Air traffic controllers received their first zero-dollar paystubs on Tuesday.
Local air traffic controllers gathered at Boston Logan International Airport as part of a nationwide campaign to raise awareness about the impacts of the federal government shutdown on their professional and personal lives.
About a half dozen members of the New England chapter of the National Air Traffic Controllers union handed out leaflets Tuesday morning at the departure level of Terminal B.
Alyssa Nena, who’s been with the union for 11 years, spoke with passengers as they entered the terminal.
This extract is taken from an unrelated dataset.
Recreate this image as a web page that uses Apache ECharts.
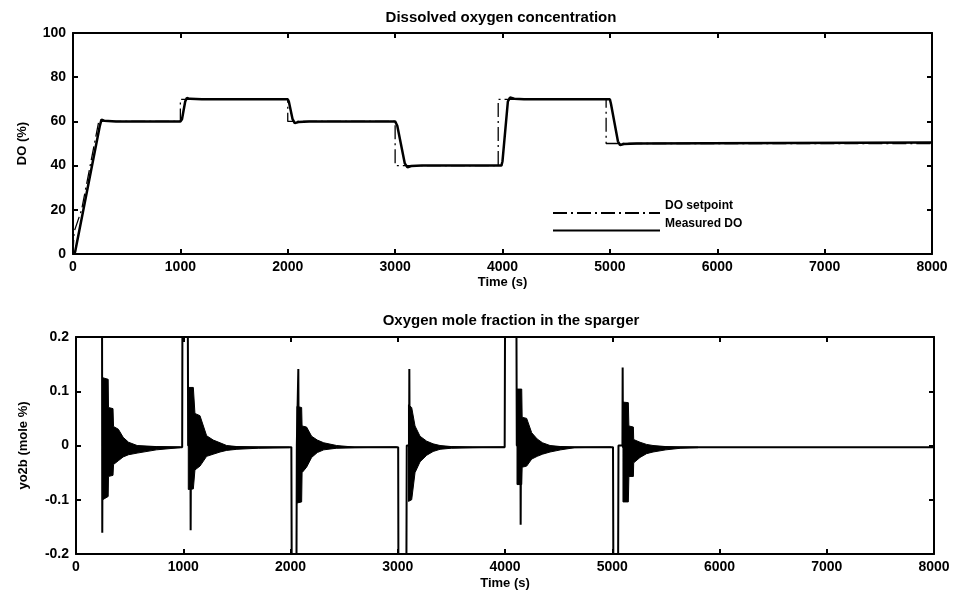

She said this is the second time her pay has been affected by a government shutdown; she also went without pay during a shutdown in the first Trump administration that started in December 2018 and lasted 34 days.
Nena said she works at the Hanscom Airforce base tower in Lincoln, and her husband works at Logan airport. Both of them are not being paid during the shutdown.
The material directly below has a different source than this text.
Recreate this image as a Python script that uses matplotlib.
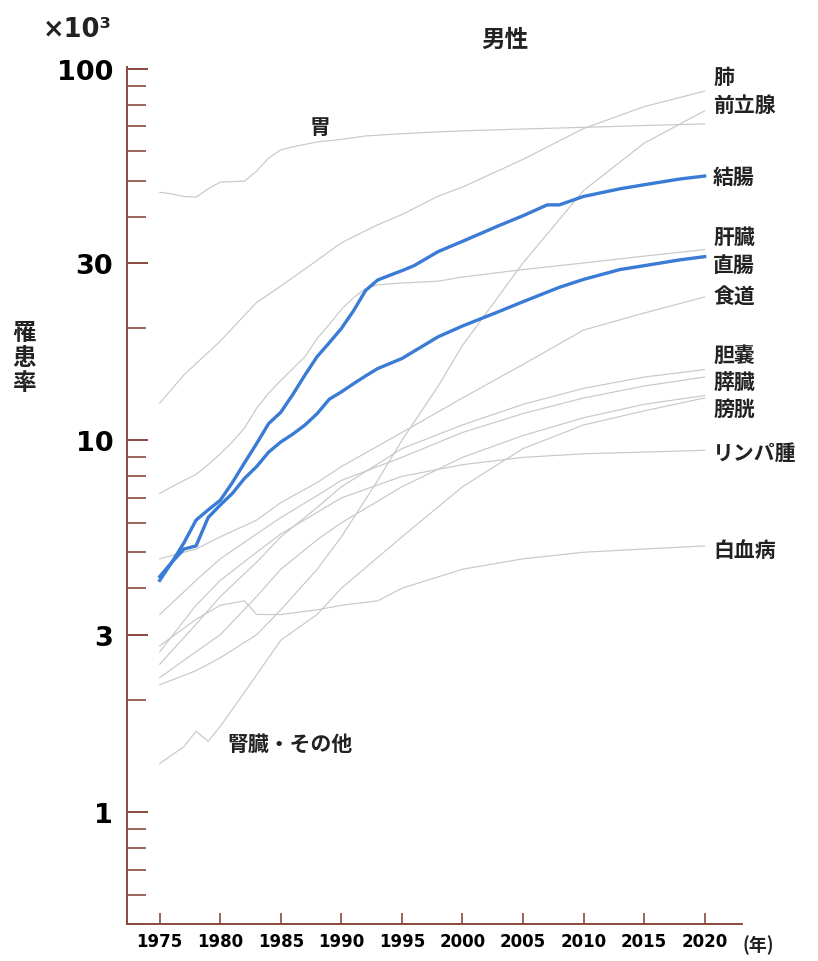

“With two young kids and both of us being controllers, it’s really hard,” Nena said.
She said she and her husband have “talked to all our lenders and tried to defer our mortgage” while the government remains closed and are “hanging in there the best we can — just showing up, doing our job and trying to put the distractions out of mind.”
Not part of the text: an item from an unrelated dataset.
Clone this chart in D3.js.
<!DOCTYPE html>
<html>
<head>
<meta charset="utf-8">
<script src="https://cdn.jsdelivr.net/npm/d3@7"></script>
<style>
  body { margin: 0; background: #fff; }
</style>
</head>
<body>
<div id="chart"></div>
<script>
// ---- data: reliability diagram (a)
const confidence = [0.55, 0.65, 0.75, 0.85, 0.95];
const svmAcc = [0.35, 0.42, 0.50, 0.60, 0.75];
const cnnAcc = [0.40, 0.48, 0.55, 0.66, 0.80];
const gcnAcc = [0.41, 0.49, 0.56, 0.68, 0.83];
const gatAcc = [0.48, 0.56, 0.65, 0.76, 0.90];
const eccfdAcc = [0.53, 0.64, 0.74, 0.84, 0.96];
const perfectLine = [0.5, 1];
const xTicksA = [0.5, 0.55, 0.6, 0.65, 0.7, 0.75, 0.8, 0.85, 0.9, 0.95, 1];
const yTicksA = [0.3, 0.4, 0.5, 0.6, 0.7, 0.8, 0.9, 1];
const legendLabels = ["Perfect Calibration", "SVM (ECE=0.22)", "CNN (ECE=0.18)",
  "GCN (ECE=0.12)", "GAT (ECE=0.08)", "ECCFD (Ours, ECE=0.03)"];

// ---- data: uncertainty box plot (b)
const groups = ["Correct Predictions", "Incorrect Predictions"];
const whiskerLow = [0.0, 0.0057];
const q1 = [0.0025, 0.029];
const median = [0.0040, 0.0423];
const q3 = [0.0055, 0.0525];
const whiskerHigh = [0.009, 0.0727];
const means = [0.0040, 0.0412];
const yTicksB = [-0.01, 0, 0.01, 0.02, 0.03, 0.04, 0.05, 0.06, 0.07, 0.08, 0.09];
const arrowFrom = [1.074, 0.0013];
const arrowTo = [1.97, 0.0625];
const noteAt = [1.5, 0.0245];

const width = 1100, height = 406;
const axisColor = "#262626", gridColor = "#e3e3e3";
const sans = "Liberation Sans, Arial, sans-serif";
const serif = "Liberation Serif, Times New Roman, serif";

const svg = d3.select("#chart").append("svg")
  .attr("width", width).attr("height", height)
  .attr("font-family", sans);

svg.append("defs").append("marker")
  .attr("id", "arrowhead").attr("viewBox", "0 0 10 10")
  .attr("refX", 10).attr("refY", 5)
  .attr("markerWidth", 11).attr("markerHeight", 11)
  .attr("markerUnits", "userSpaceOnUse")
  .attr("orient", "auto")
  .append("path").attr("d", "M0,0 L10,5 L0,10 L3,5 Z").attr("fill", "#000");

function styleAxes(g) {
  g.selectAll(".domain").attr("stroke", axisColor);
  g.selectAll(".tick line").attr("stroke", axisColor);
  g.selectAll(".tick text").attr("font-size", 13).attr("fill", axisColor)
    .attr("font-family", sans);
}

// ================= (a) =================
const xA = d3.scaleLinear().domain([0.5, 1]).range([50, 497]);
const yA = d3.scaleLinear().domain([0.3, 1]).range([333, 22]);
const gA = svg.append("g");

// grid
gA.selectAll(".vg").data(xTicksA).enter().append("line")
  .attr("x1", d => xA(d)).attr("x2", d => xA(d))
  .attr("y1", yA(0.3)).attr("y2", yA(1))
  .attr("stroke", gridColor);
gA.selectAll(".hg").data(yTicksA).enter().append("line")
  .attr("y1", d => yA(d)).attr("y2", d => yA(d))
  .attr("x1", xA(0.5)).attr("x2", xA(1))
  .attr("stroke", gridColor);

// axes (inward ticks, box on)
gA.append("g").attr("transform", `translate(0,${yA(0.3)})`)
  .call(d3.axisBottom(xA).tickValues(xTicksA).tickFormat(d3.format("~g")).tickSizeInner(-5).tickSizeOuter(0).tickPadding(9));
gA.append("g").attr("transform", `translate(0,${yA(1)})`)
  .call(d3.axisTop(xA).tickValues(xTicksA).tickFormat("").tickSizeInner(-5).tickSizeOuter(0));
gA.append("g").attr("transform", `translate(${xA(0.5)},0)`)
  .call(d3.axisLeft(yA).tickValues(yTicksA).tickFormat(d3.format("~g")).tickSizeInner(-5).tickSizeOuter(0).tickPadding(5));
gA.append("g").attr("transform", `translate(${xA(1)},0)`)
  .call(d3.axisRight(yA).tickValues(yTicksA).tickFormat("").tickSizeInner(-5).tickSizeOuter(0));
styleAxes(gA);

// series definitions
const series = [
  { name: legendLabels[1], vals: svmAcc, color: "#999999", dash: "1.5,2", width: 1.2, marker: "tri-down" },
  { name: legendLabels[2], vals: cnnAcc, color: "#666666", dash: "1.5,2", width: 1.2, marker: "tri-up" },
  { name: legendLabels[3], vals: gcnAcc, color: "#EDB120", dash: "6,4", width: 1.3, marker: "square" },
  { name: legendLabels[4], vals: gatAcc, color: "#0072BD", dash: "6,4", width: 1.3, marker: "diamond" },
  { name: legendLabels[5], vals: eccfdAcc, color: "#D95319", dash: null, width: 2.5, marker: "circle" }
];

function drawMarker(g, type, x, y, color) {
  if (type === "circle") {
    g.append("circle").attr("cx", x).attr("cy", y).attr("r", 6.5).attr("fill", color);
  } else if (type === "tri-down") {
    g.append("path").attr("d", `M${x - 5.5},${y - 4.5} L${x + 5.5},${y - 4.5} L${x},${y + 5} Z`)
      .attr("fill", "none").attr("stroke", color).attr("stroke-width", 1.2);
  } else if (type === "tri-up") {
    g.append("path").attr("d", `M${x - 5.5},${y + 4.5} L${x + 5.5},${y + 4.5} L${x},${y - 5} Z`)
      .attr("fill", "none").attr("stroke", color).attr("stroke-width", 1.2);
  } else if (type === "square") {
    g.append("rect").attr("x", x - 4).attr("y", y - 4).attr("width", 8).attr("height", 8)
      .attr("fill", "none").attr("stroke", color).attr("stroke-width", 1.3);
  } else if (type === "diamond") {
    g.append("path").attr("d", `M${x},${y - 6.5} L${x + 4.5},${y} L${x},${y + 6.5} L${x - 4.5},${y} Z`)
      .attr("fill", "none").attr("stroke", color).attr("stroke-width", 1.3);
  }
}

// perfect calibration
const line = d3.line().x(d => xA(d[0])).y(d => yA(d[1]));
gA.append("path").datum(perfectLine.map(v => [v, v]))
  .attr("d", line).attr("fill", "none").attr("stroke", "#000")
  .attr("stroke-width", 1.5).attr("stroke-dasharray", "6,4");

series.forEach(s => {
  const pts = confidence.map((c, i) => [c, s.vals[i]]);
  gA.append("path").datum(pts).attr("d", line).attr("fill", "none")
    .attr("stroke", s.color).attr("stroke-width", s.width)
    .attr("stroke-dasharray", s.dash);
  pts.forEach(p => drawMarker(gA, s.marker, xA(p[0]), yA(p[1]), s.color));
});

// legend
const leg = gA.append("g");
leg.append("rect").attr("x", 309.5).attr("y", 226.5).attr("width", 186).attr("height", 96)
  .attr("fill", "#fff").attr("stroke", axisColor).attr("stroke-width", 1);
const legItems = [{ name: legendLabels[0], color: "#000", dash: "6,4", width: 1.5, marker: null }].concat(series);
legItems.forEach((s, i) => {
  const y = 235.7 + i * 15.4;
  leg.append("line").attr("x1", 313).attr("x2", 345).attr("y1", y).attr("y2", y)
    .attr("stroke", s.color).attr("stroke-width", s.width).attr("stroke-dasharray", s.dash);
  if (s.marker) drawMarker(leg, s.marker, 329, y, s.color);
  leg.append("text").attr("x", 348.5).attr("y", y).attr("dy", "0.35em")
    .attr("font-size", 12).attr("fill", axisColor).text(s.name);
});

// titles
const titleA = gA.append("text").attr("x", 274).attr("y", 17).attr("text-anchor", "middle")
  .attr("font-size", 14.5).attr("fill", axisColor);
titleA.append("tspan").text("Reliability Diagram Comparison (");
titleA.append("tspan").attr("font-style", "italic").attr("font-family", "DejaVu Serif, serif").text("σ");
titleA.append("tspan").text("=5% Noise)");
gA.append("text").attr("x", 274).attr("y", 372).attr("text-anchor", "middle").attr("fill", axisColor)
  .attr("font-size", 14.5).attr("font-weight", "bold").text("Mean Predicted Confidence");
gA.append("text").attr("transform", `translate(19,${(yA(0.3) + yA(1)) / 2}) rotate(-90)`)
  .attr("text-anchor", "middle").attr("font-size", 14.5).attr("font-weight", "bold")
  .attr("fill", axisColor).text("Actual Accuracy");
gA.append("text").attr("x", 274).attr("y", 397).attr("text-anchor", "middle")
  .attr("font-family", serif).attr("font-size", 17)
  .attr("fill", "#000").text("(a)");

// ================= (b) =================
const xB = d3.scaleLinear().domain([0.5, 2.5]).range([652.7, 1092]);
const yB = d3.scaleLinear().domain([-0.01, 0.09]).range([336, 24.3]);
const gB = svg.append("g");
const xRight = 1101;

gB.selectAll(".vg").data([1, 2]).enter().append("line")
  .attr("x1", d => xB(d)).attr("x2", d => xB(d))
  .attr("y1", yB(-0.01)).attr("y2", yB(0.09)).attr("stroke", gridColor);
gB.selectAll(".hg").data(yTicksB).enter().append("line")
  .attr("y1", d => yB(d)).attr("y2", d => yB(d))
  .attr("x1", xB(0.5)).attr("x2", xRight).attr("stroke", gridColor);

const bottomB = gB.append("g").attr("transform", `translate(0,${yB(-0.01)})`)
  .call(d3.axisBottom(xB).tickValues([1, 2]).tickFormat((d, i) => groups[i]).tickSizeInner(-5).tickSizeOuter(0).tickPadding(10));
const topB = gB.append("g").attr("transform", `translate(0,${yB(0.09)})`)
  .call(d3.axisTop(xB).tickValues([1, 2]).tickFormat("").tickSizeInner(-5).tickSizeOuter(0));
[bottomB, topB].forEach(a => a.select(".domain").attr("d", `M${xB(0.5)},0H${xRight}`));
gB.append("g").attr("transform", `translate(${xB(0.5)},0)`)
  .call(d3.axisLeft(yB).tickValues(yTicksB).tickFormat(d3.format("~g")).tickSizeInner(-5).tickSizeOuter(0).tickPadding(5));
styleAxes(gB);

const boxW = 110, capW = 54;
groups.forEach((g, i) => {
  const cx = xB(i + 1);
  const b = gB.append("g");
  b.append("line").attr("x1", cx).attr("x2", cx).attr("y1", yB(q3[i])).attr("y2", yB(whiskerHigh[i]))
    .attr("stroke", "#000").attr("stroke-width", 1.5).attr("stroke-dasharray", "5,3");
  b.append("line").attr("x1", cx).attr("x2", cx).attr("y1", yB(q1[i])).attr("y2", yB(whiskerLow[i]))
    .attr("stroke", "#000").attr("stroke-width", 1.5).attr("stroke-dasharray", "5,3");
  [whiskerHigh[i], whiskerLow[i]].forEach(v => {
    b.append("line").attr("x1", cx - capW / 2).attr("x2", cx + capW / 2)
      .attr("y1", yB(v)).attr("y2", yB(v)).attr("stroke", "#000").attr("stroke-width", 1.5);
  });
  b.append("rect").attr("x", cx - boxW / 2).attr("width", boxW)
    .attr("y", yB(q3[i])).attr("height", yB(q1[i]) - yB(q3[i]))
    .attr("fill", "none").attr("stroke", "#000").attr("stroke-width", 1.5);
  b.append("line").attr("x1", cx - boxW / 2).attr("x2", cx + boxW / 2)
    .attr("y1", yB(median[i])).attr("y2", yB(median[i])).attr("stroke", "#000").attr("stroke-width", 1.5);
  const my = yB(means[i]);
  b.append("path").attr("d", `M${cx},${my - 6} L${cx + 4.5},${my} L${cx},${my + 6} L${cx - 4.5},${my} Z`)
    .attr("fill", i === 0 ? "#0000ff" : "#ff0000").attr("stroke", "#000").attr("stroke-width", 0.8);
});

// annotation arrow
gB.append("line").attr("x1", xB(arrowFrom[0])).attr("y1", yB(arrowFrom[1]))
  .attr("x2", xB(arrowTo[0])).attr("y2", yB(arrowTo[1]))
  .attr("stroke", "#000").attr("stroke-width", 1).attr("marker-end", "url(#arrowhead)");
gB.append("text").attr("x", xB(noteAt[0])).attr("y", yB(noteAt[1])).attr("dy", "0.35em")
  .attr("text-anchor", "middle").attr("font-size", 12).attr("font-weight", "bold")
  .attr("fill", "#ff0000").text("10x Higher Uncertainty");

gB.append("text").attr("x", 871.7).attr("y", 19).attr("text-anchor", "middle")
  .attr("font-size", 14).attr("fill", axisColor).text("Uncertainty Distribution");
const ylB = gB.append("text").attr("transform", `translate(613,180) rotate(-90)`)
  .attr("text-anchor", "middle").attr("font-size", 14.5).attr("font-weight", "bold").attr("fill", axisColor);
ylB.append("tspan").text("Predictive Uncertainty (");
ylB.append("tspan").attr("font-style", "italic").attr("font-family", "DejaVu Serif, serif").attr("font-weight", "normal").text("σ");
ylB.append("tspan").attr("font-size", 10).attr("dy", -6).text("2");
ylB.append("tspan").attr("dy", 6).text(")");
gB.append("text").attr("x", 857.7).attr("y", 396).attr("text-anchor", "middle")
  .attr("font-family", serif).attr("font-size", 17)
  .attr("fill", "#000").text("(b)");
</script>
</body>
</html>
The union’s New England vice president, Kevin Curtiss, said the industry is short approximately 3,800 air traffic controllers to be “fully staffed.” The shutdown is putting “the burden of financial uncertainty” on a workforce that’s enduring “10 hours a day, up to 60 hours a week, on a job that requires you to be rested and and to check your emotions and things like that at the door, and to focus 100% on safety.”
Curtiss said the air traffic controllers’ commitment to safety keeps them coming in to work despite not being paid. But, he said, “it’s tough to keep morale up” when people are under financial stress.
Curtiss said the air traffic controllers gathering at Logan Tuesday were using their one day off to alert the public about the impacts of the government shutdown and to encourage travelers to urge their congressional representatives to reopen the federal government.
Similar union initiatives were held at airports in Washington D.C., Philadelphia and New York. U.S. Transportation Secretary Sean Duffy spoke at LaGuardia Airport in New York City on Tuesday and said while he encourages all air traffic controllers to continue showing up to work, he acknowledges the financial strain the shutdown has on workers.
“This is day one. Day two gets harder and day three gets harder after that as expenses continue to roll,” Duffy said. He went on to say, “Controllers and those other critical employees need our government to be open, and they need to be paid.”